Kurt cultivated an acquaintance with playwright Maxwell Anderson, and soon he and Lenya were edging into the musical theater's upper echelon...slight notice for minor antiwar musical Johnny Johnson... better reviews for an odd but entertaining, American history piece titled Knickerbocker Holiday, with knockout tune "September Song" performed in the play, and eventually twice on hit recordings, by aging actor Walter Huston.

Suddenly the days weren't dwindling down, they were stretching out, on a red carpet. More than the politically awkward play, "September Song" alone served as Weill's entree to the inner circle of musical theater creators; it showed his unique talent for coolly emotive music--sad but not overly sentimental, strange without sounding strained, immediately familiar even when tailored to one singer. And the song was taken up by dozens of vocalists, from Ella, Bing and Nat, to Jimmy Durante (a great performance) and Frank Sinatra (two versions waxed decades apart), to Tony Bennett, Willie Nelson, and Lenya herself (after Kurt's death). Sarah Vaughan recorded it on three separate occasions--with Teddy Wilson in 1946, Hal Mooney’s orchestra a decade later, and finally a December-of-her-years performance with Wynton Marsalis.

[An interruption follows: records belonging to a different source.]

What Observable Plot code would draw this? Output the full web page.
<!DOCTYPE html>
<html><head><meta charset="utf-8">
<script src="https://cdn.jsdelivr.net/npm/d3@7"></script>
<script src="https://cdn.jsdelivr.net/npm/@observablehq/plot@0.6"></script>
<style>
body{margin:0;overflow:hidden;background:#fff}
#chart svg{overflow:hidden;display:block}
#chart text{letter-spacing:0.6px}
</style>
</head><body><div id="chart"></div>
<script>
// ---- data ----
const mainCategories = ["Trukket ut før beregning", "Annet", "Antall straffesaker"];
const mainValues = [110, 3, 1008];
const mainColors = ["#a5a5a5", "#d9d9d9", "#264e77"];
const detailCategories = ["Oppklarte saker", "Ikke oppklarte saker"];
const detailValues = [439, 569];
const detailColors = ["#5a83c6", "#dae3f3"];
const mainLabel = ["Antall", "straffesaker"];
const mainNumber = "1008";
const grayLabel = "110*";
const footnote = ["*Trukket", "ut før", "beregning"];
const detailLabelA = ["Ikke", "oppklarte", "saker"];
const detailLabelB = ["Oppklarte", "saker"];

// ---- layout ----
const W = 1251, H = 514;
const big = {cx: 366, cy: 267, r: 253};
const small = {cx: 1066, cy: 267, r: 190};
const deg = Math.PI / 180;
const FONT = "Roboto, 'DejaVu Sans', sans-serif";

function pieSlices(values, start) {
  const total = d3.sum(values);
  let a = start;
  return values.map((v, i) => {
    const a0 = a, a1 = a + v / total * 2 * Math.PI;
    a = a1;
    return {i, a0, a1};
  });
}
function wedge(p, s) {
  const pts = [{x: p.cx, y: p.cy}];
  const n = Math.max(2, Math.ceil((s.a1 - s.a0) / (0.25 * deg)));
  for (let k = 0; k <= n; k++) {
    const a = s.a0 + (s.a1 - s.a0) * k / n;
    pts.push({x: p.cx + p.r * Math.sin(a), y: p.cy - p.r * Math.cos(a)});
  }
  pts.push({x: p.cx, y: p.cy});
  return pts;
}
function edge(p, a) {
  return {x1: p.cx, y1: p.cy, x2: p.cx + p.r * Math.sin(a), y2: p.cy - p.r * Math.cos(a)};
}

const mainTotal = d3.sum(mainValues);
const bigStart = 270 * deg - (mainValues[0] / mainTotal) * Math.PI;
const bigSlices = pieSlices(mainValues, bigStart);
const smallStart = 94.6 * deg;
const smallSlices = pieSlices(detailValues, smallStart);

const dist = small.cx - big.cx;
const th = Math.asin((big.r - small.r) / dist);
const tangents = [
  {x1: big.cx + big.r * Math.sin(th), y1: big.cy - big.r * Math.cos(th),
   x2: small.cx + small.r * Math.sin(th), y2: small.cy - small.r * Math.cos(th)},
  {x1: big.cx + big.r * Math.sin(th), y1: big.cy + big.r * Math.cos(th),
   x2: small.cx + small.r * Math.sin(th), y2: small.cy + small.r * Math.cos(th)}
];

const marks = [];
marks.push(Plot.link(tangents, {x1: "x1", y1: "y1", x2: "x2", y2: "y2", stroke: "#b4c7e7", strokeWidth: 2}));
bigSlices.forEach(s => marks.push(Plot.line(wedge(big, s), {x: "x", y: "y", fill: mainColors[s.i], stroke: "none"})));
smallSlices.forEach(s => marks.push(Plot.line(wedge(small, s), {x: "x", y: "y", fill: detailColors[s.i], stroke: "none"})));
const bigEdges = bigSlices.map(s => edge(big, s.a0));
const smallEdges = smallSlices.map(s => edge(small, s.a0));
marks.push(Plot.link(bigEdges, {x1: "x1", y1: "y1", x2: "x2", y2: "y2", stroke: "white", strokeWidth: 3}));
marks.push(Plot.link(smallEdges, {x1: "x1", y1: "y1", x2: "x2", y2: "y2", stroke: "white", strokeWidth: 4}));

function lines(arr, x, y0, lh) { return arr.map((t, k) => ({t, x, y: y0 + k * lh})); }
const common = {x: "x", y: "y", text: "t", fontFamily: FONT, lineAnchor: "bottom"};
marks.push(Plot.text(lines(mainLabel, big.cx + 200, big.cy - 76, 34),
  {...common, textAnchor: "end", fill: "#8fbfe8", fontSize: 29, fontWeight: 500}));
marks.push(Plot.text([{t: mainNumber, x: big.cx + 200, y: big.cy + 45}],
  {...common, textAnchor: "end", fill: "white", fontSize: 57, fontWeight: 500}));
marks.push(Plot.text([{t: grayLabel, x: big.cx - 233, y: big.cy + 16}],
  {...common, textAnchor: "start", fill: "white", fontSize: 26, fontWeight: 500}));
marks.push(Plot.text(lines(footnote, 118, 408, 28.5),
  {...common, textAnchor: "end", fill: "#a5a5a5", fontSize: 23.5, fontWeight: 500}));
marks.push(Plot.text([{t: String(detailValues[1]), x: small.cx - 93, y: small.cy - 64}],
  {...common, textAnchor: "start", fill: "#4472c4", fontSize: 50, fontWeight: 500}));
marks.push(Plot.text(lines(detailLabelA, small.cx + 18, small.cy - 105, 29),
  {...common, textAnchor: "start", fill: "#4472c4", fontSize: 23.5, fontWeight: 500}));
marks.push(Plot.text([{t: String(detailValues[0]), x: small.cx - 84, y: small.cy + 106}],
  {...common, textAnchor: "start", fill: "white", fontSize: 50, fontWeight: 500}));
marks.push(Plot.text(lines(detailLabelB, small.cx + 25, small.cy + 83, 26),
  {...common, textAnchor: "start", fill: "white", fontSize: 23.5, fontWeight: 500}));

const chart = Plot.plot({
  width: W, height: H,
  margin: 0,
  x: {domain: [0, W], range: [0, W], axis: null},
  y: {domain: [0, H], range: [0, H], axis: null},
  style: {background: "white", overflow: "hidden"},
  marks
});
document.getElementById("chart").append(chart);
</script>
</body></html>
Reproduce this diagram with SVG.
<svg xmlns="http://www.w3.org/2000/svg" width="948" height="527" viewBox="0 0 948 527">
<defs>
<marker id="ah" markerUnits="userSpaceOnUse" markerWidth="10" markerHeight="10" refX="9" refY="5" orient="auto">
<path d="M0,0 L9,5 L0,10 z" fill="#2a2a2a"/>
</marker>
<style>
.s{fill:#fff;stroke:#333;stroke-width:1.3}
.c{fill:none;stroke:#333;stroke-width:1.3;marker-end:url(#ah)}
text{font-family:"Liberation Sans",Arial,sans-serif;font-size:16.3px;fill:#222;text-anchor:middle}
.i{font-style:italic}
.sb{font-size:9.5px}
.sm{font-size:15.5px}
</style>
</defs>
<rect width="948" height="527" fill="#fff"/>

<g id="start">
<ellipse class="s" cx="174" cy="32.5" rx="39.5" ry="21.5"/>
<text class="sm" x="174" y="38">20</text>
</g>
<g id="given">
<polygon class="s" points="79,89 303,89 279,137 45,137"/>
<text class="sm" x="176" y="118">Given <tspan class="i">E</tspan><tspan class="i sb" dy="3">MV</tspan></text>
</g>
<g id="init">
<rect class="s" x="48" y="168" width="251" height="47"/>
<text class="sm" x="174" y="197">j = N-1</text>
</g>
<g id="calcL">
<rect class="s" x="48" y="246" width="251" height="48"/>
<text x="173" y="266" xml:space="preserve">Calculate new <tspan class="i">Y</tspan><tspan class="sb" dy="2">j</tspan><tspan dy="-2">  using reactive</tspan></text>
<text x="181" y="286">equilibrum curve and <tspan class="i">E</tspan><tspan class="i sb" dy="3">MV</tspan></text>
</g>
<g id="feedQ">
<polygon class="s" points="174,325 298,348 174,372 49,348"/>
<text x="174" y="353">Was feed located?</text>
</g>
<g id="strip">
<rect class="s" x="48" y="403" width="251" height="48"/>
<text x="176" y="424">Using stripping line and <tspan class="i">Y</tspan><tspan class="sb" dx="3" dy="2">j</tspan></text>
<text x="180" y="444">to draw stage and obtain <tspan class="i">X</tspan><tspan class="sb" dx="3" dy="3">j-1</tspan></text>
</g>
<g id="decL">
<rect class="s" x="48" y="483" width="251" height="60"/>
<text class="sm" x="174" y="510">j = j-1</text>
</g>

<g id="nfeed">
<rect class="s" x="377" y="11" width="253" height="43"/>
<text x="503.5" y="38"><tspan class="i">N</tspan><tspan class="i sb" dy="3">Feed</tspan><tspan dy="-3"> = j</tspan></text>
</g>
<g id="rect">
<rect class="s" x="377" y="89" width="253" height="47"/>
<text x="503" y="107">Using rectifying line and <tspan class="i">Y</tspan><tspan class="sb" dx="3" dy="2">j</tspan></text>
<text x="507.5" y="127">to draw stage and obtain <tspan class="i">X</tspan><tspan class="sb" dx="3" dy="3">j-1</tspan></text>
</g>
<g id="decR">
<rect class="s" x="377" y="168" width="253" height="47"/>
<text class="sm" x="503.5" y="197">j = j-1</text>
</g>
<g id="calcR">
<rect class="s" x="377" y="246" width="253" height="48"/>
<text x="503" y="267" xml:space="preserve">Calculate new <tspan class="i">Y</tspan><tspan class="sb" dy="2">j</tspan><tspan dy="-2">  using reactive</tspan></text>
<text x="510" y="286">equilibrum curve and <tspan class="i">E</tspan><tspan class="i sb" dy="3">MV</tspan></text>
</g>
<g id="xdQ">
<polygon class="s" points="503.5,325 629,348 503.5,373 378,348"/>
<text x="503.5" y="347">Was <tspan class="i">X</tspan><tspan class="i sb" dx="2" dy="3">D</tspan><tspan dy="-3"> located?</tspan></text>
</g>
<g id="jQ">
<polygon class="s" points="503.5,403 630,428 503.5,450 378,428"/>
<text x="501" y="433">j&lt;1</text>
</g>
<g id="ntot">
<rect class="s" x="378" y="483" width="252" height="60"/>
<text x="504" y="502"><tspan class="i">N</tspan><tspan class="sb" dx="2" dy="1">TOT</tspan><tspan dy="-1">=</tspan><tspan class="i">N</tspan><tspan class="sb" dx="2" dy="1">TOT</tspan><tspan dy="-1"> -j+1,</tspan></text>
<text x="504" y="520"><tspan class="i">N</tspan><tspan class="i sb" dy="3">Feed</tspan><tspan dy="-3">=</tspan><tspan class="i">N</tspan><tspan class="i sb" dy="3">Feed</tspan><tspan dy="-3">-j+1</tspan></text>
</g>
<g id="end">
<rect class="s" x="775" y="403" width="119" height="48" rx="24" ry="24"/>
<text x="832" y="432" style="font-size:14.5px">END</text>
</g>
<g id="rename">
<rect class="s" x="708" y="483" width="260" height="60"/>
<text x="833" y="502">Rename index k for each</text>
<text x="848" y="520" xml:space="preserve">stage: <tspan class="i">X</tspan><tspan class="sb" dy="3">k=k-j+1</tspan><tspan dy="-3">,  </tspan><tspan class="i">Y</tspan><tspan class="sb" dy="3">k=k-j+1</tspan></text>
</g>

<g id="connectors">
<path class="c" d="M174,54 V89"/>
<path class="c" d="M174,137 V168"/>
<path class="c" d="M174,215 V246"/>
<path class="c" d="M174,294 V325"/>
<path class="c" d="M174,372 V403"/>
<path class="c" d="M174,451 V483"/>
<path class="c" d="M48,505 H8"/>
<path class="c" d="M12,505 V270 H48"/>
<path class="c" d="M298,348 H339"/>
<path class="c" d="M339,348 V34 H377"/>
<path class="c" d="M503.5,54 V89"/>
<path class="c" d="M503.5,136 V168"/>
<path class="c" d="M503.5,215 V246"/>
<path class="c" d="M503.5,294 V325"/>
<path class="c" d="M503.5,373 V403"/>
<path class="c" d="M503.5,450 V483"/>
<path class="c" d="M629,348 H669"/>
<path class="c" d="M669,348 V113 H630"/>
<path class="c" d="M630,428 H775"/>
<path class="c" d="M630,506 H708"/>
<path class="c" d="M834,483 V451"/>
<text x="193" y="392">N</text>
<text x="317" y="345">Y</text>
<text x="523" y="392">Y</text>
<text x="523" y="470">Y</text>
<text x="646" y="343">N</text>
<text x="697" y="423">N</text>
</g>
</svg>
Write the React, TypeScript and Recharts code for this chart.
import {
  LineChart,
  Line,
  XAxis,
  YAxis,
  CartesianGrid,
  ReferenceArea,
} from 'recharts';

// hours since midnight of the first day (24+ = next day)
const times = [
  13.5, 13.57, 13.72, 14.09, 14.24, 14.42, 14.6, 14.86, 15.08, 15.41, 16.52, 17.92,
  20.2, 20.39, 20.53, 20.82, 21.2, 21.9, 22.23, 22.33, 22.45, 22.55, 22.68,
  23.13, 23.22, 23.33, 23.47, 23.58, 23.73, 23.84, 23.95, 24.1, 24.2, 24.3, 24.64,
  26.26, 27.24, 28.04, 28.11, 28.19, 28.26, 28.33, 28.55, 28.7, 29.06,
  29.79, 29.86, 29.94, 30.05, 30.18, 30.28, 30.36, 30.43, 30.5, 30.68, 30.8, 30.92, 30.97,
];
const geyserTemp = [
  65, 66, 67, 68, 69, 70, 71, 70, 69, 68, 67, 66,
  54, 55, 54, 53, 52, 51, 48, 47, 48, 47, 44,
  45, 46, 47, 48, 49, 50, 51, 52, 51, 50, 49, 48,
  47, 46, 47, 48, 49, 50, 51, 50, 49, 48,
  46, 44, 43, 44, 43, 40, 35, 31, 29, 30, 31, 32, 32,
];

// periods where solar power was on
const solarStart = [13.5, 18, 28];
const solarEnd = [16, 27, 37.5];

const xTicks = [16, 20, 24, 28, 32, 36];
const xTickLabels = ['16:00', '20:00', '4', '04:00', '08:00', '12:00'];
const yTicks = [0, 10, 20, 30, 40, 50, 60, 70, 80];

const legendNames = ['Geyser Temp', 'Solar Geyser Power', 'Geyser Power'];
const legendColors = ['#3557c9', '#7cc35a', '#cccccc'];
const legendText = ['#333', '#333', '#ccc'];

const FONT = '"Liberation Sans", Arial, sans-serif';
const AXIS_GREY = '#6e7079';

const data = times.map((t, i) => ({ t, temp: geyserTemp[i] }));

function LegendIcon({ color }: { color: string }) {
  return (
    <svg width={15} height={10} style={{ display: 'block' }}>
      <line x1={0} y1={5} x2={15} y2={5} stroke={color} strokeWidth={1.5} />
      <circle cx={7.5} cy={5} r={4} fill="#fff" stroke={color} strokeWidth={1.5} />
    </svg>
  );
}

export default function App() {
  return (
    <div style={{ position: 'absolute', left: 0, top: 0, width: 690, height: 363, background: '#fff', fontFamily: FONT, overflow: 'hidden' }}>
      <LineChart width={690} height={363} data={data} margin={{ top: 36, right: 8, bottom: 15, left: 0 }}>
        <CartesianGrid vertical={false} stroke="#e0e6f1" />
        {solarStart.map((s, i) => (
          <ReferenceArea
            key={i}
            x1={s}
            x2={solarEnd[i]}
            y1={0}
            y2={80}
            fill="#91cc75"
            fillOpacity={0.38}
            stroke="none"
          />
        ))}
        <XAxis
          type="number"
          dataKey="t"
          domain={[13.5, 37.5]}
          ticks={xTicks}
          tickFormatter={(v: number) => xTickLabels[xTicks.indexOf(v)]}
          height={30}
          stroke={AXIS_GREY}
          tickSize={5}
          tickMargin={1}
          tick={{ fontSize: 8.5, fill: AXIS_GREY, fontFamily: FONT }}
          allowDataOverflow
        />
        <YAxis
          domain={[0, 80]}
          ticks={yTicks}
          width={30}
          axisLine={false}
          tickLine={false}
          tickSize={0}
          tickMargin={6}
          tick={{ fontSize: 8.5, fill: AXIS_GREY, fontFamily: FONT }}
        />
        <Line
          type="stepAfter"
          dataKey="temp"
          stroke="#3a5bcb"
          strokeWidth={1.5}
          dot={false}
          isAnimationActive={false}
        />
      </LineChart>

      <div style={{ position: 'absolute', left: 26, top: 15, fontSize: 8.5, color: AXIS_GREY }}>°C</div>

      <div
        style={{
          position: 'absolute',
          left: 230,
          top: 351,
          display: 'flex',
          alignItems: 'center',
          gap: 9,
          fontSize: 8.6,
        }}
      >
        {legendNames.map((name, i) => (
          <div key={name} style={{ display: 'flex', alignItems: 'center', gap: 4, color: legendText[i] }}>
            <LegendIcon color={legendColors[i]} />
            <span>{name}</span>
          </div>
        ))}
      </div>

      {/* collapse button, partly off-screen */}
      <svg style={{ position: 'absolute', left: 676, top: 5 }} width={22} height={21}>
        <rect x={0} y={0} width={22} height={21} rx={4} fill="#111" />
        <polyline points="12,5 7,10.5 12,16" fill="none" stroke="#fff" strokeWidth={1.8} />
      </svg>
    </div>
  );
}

Jazz musicians heard its beauty too, among them orchestra leaders Stan Kenton and Duke Ellington, pianists Art Tatum and George Shearing, Jacques Loussier and John Bunch, and frontline soloists ranging from Chet Baker and J.J. Johnson to Al Hirt and Illinois Jacquet (with Ben Webster). Eventually even cabaret-ish rocker Lou Reed fell under its spell long enough to shred it quietly via his pick-and-slide, electric guitar version--not quite “Metal Music” unlistenable, but a challenge to Weill’s fans nonetheless.

Kurt would live long enough to become the still-youngish master of a new kind of Broadway musical, and to write the gracefully odd tunes for other hit songs lamenting the fragility of life and the evanescence of love. When he died suddenly in 1950, Jazz musicians were just beginning to take serious notice.